DIRECTIVE: Your task is to retype the lines from the opening of the material through the line that includes "Chart.register(...registerables);". Do not copy the pictures.

★ ★ ★

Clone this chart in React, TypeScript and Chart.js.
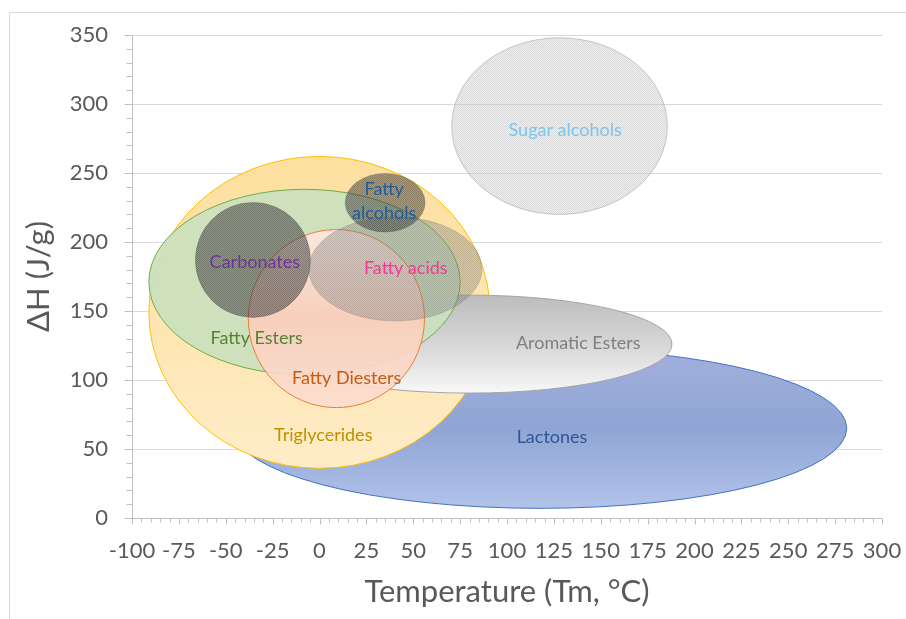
import { useEffect, useRef } from "react";
import { Chart, registerables } from "chart.js";

Chart.register(...registerables);

// Groups, in drawing order (back to front)
const groups = [
  "Sugar alcohols",
  "Lactones",
  "Triglycerides",
  "Aromatic Esters",
  "Fatty Esters",
  "Fatty Diesters",
  "Carbonates",
  "Fatty acids",
  "Fatty alcohols",
];
// Ellipse centre (Tm °C, ΔH J/g) and half-extents
const centerTm = [128, 117.5, 0, 80, -8, 9, -35.5, 40.5, 35];
const centerDH = [284, 65, 149, 126, 171, 144.5, 187, 180.5, 228.5];
const halfTm = [57.5, 163.7, 91, 108, 83, 47, 30.7, 46.2, 21.3];
const halfDH = [64, 58, 113, 35.5, 67.2, 64.5, 41.7, 37.7, 21.2];
// Label anchor (Tm °C, ΔH J/g)
const labelTm = [131, 124, 2, 138, -33.5, 14.5, -34.5, 46, 34.5];
const labelDH = [281, 58.5, 60, 126.5, 130.5, 101.5, 185.5, 181, 229.5];
const labelLines = [
  ["Sugar alcohols"],
  ["Lactones"],
  ["Triglycerides"],
  ["Aromatic Esters"],
  ["Fatty Esters"],
  ["Fatty Diesters"],
  ["Carbonates"],
  ["Fatty acids"],
  ["Fatty", "alcohols"],
];

const xTickValues = [-100, -75, -50, -25, 0, 25, 50, 75, 100, 125, 150, 175, 200, 225, 250, 275, 300];
const yTickValues = [0, 50, 100, 150, 200, 250, 300, 350];
const xTitle = "Temperature (Tm, °C)";
const yTitle = "ΔH (J/g)";

const labelColors = ["#7cc6ee", "#2f5597", "#bf9000", "#7f7f7f", "#548235", "#c55a11", "#7030a0", "#ff3399", "#1f5c9e"];
const borderColors = [
  "rgba(160,160,160,0.55)",
  "#4472c4",
  "#ffc000",
  "#a5a5a5",
  "#70ad47",
  "#ed7d31",
  "rgba(60,60,60,0.25)",
  "rgba(120,120,120,0.25)",
  "rgba(60,60,60,0.25)",
];

const FONT = "Lato, 'Open Sans', sans-serif";

function makePattern(ctx: CanvasRenderingContext2D, a: string, b: string) {
  const c = document.createElement("canvas");
  c.width = 2;
  c.height = 2;
  const g = c.getContext("2d")!;
  g.fillStyle = a;
  g.fillRect(0, 0, 1, 1);
  g.fillRect(1, 1, 1, 1);
  g.fillStyle = b;
  g.fillRect(1, 0, 1, 1);
  g.fillRect(0, 1, 1, 1);
  return ctx.createPattern(c, "repeat")!;
}

function fillFor(ctx: CanvasRenderingContext2D, i: number, top: number, bottom: number): any {
  const lin = (stops: [number, string][]) => {
    const g = ctx.createLinearGradient(0, top, 0, bottom);
    stops.forEach(([o, c]) => g.addColorStop(o, c));
    return g;
  };
  switch (i) {
    case 0:
      return makePattern(ctx, "rgba(185,185,185,0.5)", "rgba(218,218,218,0.5)");
    case 1:
      return lin([
        [0, "#a3afdb"],
        [0.5, "#8fa5d5"],
        [1, "#b2c3e9"],
      ]);
    case 2:
      return lin([
        [0, "#fddf9f"],
        [0.5, "#fee5b0"],
        [1, "#ffedc8"],
      ]);
    case 3:
      return lin([
        [0, "#bdbdbd"],
        [0.5, "#d6d6d6"],
        [1, "#f8f8f8"],
      ]);
    case 4:
      return "rgba(203,223,190,0.92)";
    case 5:
      return lin([
        [0, "rgba(253,232,224,0.92)"],
        [0.5, "rgba(251,206,188,0.92)"],
        [1, "rgba(252,222,208,0.92)"],
      ]);
    case 6:
      return makePattern(ctx, "rgba(40,40,40,0.57)", "rgba(80,80,80,0.5)");
    case 7:
      return makePattern(ctx, "rgba(105,105,105,0.42)", "rgba(150,150,150,0.35)");
    case 8:
      return makePattern(ctx, "rgba(40,40,40,0.55)", "rgba(80,80,80,0.48)");
  }
  return "#ccc";
}

const ellipsePlugin = {
  id: "ellipses",
  beforeDatasetsDraw(chart: any) {
    const { ctx, scales } = chart;
    const xs = scales.x;
    const ys = scales.y;
    ctx.save();
    for (let i = 0; i < groups.length; i++) {
      const px = xs.getPixelForValue(centerTm[i]);
      const py = ys.getPixelForValue(centerDH[i]);
      const rx = Math.abs(xs.getPixelForValue(centerTm[i] + halfTm[i]) - px);
      const ry = Math.abs(ys.getPixelForValue(centerDH[i] + halfDH[i]) - py);
      ctx.beginPath();
      ctx.ellipse(px, py, rx, ry, 0, 0, Math.PI * 2);
      ctx.fillStyle = fillFor(ctx, i, py - ry, py + ry);
      ctx.fill();
      ctx.lineWidth = 1;
      ctx.strokeStyle = borderColors[i];
      ctx.stroke();
    }
    ctx.font = `18px ${FONT}`;
    ctx.textAlign = "center";
    ctx.textBaseline = "middle";
    for (let i = 0; i < groups.length; i++) {
      const px = xs.getPixelForValue(labelTm[i]);
      const py = ys.getPixelForValue(labelDH[i]);
      const lines = labelLines[i];
      const lh = 24;
      ctx.fillStyle = labelColors[i];
      lines.forEach((t, k) => {
        ctx.fillText(t, px, py + (k - (lines.length - 1) / 2) * lh);
      });
    }
    ctx.restore();
  },
  afterDraw(chart: any) {
    const { ctx, scales, chartArea } = chart;
    const xs = scales.x;
    const ys = scales.y;
    ctx.save();
    // outer chart frame
    ctx.strokeStyle = "#d9d9d9";
    ctx.lineWidth = 1;
    ctx.beginPath();
    ctx.moveTo(9.5, chart.height);
    ctx.lineTo(9.5, 12.5);
    ctx.lineTo(chart.width, 12.5);
    ctx.stroke();
    // axes
    ctx.strokeStyle = "#bfbfbf";
    const L = Math.round(chartArea.left) + 0.5;
    const B = Math.round(chartArea.bottom) + 0.5;
    ctx.beginPath();
    ctx.moveTo(L, Math.round(chartArea.top));
    ctx.lineTo(L, B);
    ctx.lineTo(Math.round(chartArea.right), B);
    for (let v = 0; v <= 350; v += 10) {
      const y = Math.round(ys.getPixelForValue(v)) + 0.5;
      const len = v % 50 === 0 ? 8 : 6;
      ctx.moveTo(L - len, y);
      ctx.lineTo(L, y);
    }
    for (let v = -100; v <= 300; v += 5) {
      const x = Math.round(xs.getPixelForValue(v)) + 0.5;
      const len = v % 25 === 0 ? 6 : 4;
      ctx.moveTo(x, B);
      ctx.lineTo(x, B + len);
    }
    ctx.stroke();
    // titles
    ctx.fillStyle = "#595959";
    ctx.font = `31px ${FONT}`;
    ctx.textAlign = "center";
    ctx.textBaseline = "alphabetic";
    ctx.fillText(xTitle, (chartArea.left + chartArea.right) / 2, 602);
    ctx.translate(49, (chartArea.top + chartArea.bottom) / 2);
    ctx.rotate(-Math.PI / 2);
    ctx.fillText(yTitle, 0, 0);
    ctx.restore();
  },
};

export default function App() {
  const ref = useRef<HTMLCanvasElement>(null);
  useEffect(() => {
    const canvas = ref.current!;
    const chart = new Chart(canvas, {
      type: "scatter",
      data: {
        datasets: groups.map((g, i) => ({
          label: g,
          data: [{ x: centerTm[i], y: centerDH[i] }],
          pointRadius: 0,
          pointHoverRadius: 0,
        })),
      },
      options: {
        animation: false,
        responsive: false,
        devicePixelRatio: 1,
        events: [],
        layout: { padding: { top: 35, right: 24, bottom: 0, left: 0 } },
        plugins: { legend: { display: false }, tooltip: { enabled: false }, title: { display: false } },
        scales: {
          x: {
            type: "linear",
            min: -100,
            max: 300,
            afterBuildTicks: (s: any) => {
              s.ticks = xTickValues.map((v) => ({ value: v }));
            },
            afterFit: (s: any) => {
              s.height = 101;
              s.paddingLeft = 0;
              s.paddingRight = 0;
            },
            grid: { display: false, drawTicks: false },
            border: { display: false },
            ticks: {
              padding: 20,
              maxRotation: 0,
              autoSkip: false,
              color: "#595959",
              font: { family: FONT, size: 22 },
              callback: (v: any) => String(v),
            },
          },
          y: {
            type: "linear",
            min: 0,
            max: 350,
            afterBuildTicks: (s: any) => {
              s.ticks = yTickValues.map((v) => ({ value: v }));
            },
            afterFit: (s: any) => {
              s.width = 132;
              s.paddingTop = 0;
              s.paddingBottom = 0;
            },
            grid: { color: "#d9d9d9", drawTicks: false, lineWidth: 1 },
            border: { display: false },
            ticks: {
              padding: 24,
              autoSkip: false,
              color: "#595959",
              font: { family: FONT, size: 22 },
              callback: (v: any) => String(v),
            },
          },
        },
      },
      plugins: [ellipsePlugin],
    });
    return () => chart.destroy();
  }, []);
  return (
    <div style={{ position: "absolute", left: 0, top: 0, width: 906, height: 619, background: "#fff" }}>
      <canvas ref={ref} width={906} height={619} style={{ display: "block", width: 906, height: 619 }} />
    </div>
  );
}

★ ★ ★

EXERCISE SOLUTION:
Clone this chart in React, TypeScript and Chart.js.
import { useEffect, useRef } from "react";
import { Chart, registerables } from "chart.js";

Chart.register(...registerables);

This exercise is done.